Incident Investigation: When workplace accidents and near-misses occur, HSE Managers delve into the root causes to prevent future incidents. Their meticulous approach to data collection, witness interviews, and evidence analysis is crucial for implementing comprehensive safety improvements.

Occupational Health Standards: HSE Managers are responsible for ensuring that workplace hazards and employee health risks are minimized in compliance with local, national, and international regulations. Their deep knowledge of industry-specific health standards and effective communication skills are vital for fostering a culture of safety and well-being across all levels of the organization.

Emergency Response Planning: By developing and implementing strategies to address potential workplace emergencies, HSE Managers ensure the safety and preparedness of personnel. Their coordination with local emergency services, regular drills, and continuous updates to response plans equip the organization to effectively handle new threats and adhere to safety standards.

HSE Manager Work Environment

A HSE Manager typically operates within a dynamic environment that blends office settings with on-site inspections, ensuring a varied physical workspace. Their office is equipped with standard tools and technology for data analysis, reporting, and communication, alongside safety gear for site visits. Work hours may extend beyond the typical nine-to-five, especially when addressing incidents or conducting training sessions.

The dress code varies, from professional attire in the office to protective clothing on-site. The role demands a high level of interaction with employees at all levels, fostering a culture of safety and compliance. This necessitates a supportive social environment where collaboration and communication are paramount.

Travel to various locations might be required, depending on the company’s operations. The pace can be fast, balancing between proactive safety measures and reactive incident management.
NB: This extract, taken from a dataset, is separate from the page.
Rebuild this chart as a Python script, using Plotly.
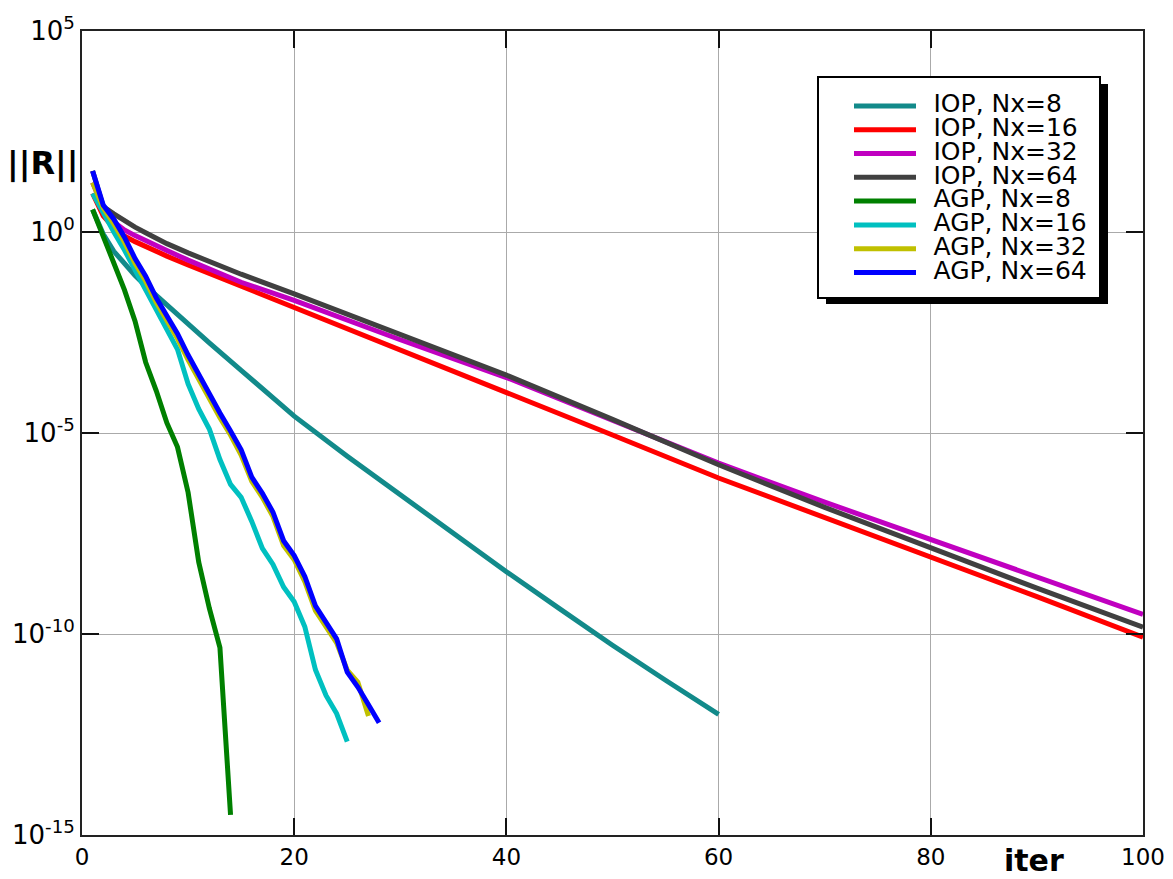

Continuous professional development is encouraged to keep abreast of safety regulations and best practices, highlighting the importance of adaptability and lifelong learning in this role.

Advancement Prospects

A HSE (Health, Safety, and Environment) Manager can progress to senior management roles within an organization, such as Director of HSE or Vice President of Safety and Environmental Affairs. This trajectory often requires a deep understanding of corporate governance and strategic planning in relation to safety and environmental policies.

To achieve these advanced positions, a HSE Manager should focus on developing a track record of significantly reducing workplace accidents and demonstrating compliance with environmental regulations. Success in implementing innovative safety programs and leading company-wide initiatives can also highlight a candidate’s potential for higher leadership roles.

Engagement in high-profile projects that align with an organization’s sustainability goals can further enhance a HSE Manager’s prospects. Demonstrating the ability to work cross-functionally with other departments, such as Operations and Human Resources, to integrate HSE principles into the broader business strategy is crucial.

Ultimately, a combination of impactful HSE leadership, strategic project involvement, and the ability to influence corporate policy positions a HSE Manager for advancement into top executive roles focused on safety and sustainability.